Fortunately, I have a great team around me who was supportive and didn't beat me up for failing to live up to my potential on week one. Also, I have a great coach with whom I was able to discuss what-the-heck happened and come up with a game plan moving forward. For the remainder of the Open we decided I would attack each workout like I do in training. That I would come up with a game plan and adjust based on how my body was responding, rather than how loud everyone was yelling, or how fast the athlete next to me was going. That strategy has been working much better for me than being a head case.

 

But changing your mindset in a pressure cooker like the Open is hard to do, and it takes practice and success under pressure to learn how to "turn it on" when it matters. An easy illustration of this is the sport of Olympic Lifting. Hardcore coaches will tell you a training PR means nothing that PRs only count when under white lights at a meet. To prepare their athletes for the pressure of a live meet Oly lifters do mock meets leading up to the event both in house, and at mock meets elsewhere to simulate that do-or-die environment.

 

Mentally experiencing that before it actually matters is important so you know how you'll react, and so you can adjust your mental game plan for when game day shows up. So here are some strategies you can employ to practice the skill of performing under pressure:

 

  1. If live competition freaks you out, do more of them. Nothing replaces the experience gained by being out on the live competition floor, that being said, build success for yourself. If the pressure at WODapalooza turned you into a bowl of jello, build up to that. Crush a few local comps, learn from them, go for something bigger.

 

  1. If Open style competition screws you up do more online qualifiers, with a judge, and to Open standards. Put something on the line so there's more pressure than "oh well I didn't make it into NoName competition, whatever".

 

  1. Look at mental training like physical training. When my plan to go unbroken on toes to bar became trying to maintain singles, it was a change in strategy to ensure success. If you break mentally in a workout don't freak out, change your strategy to allow success.

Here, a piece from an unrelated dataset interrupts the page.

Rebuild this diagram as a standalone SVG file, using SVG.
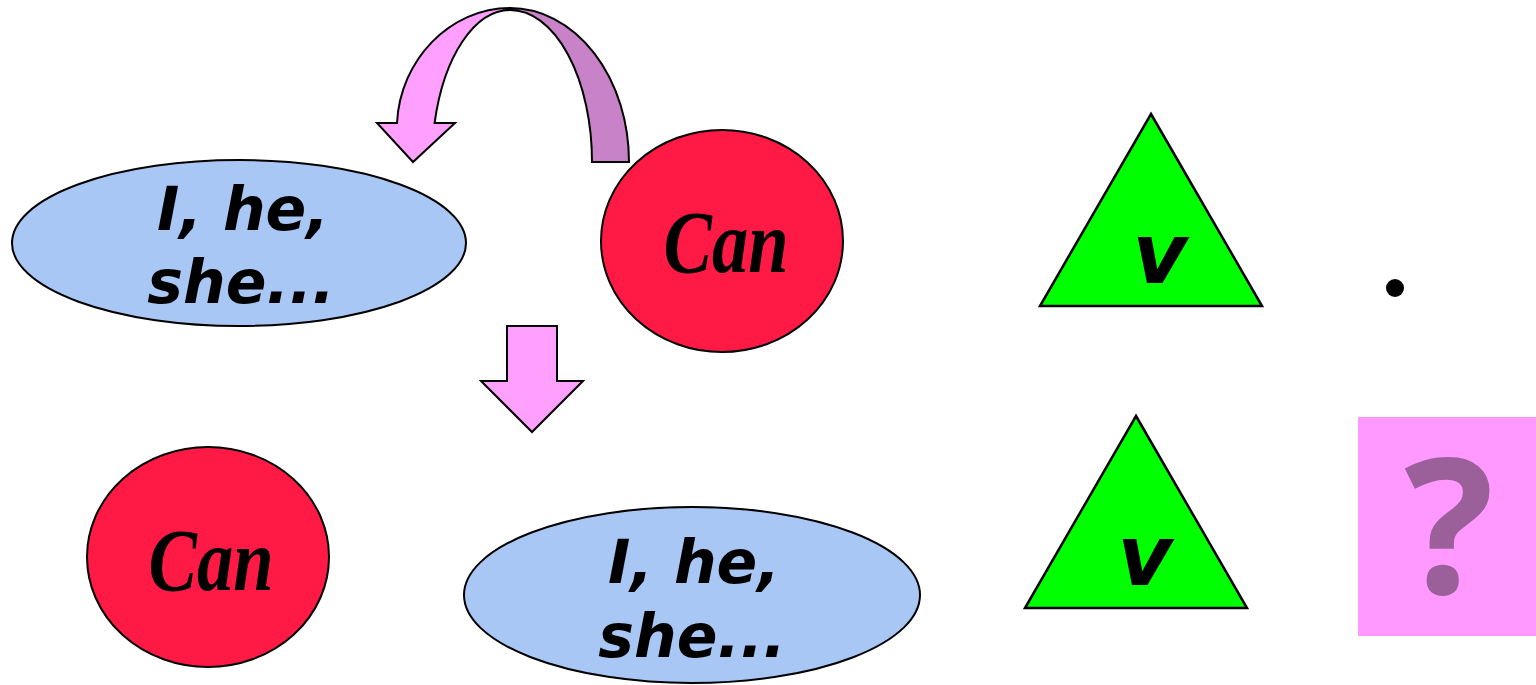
<svg xmlns="http://www.w3.org/2000/svg" width="1536" height="685" viewBox="0 0 1536 685">
<style>
.blue{fill:#a8c7f5;stroke:#000;stroke-width:2}
.red{fill:#ff1a45;stroke:#000;stroke-width:2}
.tri{fill:#00ff00;stroke:#000;stroke-width:2.5;stroke-linejoin:miter}
.pron{font-family:"DejaVu Sans",sans-serif;font-weight:bold;font-style:oblique;font-size:60px;fill:#000;text-anchor:middle}
.can{font-family:"Liberation Serif","DejaVu Serif",serif;font-weight:bold;font-style:italic;font-size:88px;fill:#000;text-anchor:middle}
.v{font-family:"DejaVu Sans",sans-serif;font-weight:bold;font-style:oblique;font-size:84px;fill:#000;text-anchor:middle}
.arr{stroke:#000;stroke-width:2;stroke-linejoin:miter}
</style>
<rect width="1536" height="685" fill="#fff"/>
<g id="connectors">
  <path class="arr" fill="#c882c8" d="M510,8 A119,154 0 0 1 629,162 L592,162 A82,152 0 0 0 510,10 Z"/>
  <path class="arr" fill="#ffa0ff" d="M510,8 C450,8 400,60 397,123 L377,123 L413,162 L455,123 L434.6,123 A78,152 0 0 1 510,10 Z"/>
  <path class="arr" fill="#ffa0ff" d="M507,326 L557,326 L557,381 L583,381 L532,432 L481,381 L507,381 Z"/>
</g>
<g id="pronoun-top">
  <ellipse class="blue" cx="239" cy="243" rx="227" ry="83"/>
  <text class="pron" x="243" y="230">I, he,</text>
  <text class="pron" x="241" y="303">she...</text>
</g>
<g id="can-top">
  <ellipse class="red" cx="722" cy="241" rx="121" ry="111"/>
  <text class="can" x="726" y="272" textLength="125" lengthAdjust="spacingAndGlyphs">Can</text>
</g>
<g id="can-bottom">
  <ellipse class="red" cx="208" cy="557" rx="121" ry="110"/>
  <text class="can" x="211" y="590" textLength="125" lengthAdjust="spacingAndGlyphs">Can</text>
</g>
<g id="pronoun-bottom">
  <ellipse class="blue" cx="692" cy="595" rx="228" ry="88"/>
  <text class="pron" x="694" y="583">I, he,</text>
  <text class="pron" x="692" y="657">she...</text>
</g>
<g id="verb-top">
  <polygon class="tri" points="1151,114 1262,306 1040,306"/>
  <text class="v" x="1160" y="283">v</text>
</g>
<g id="verb-bottom">
  <polygon class="tri" points="1136,416 1247,608 1025,608"/>
  <text class="v" x="1145" y="585">v</text>
</g>
<g id="full-stop">
  <circle cx="1395" cy="288" r="9" fill="#000"/>
</g>
<g id="question">
  <rect x="1358" y="417" width="178" height="219" fill="#ff99ff"/>
  <text x="1449" y="594" font-family="'Open Sans', 'Noto Sans', sans-serif" font-weight="700" font-size="188" fill="#9b5f9a" text-anchor="middle">?</text>
</g>
</svg>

Note: quitting and freaking out rarely result in success, so those are not recommended

 

  1. Practice being mentally present and focused. The ability to block everything else out and focus solely on your objective is incredibly powerful, and it's a skill to be trained. While you can practice this in training, yoga is a fantastic avenue to cultivate this and comes highly recommended.

 

  1. Prioritize mental successes over physical ones. If this is your weakness then you need to train it like you would a physical weakness. For example, if having people around yelling/cheering for you is what is triggering you to freak-out, maybe requesting some teammates to come yell at you once in a while during a WOD is the practice you need to meet your goal of handling this noise more comfortably.

 

  1. Know yourself. Figure out where you break down and come up with a plan to address it. You can read a thousand blogs or strategies on the subject and still know in the back of your head that the advice given wouldn't quite work for you. Only you can make the change to be successful, and knowing what that change needs to be has to come from you and those you train with who know you.

 

The Open is over. Take stock, reevaluate, be proud of what you've done, be hungry to be better, and go celebrate.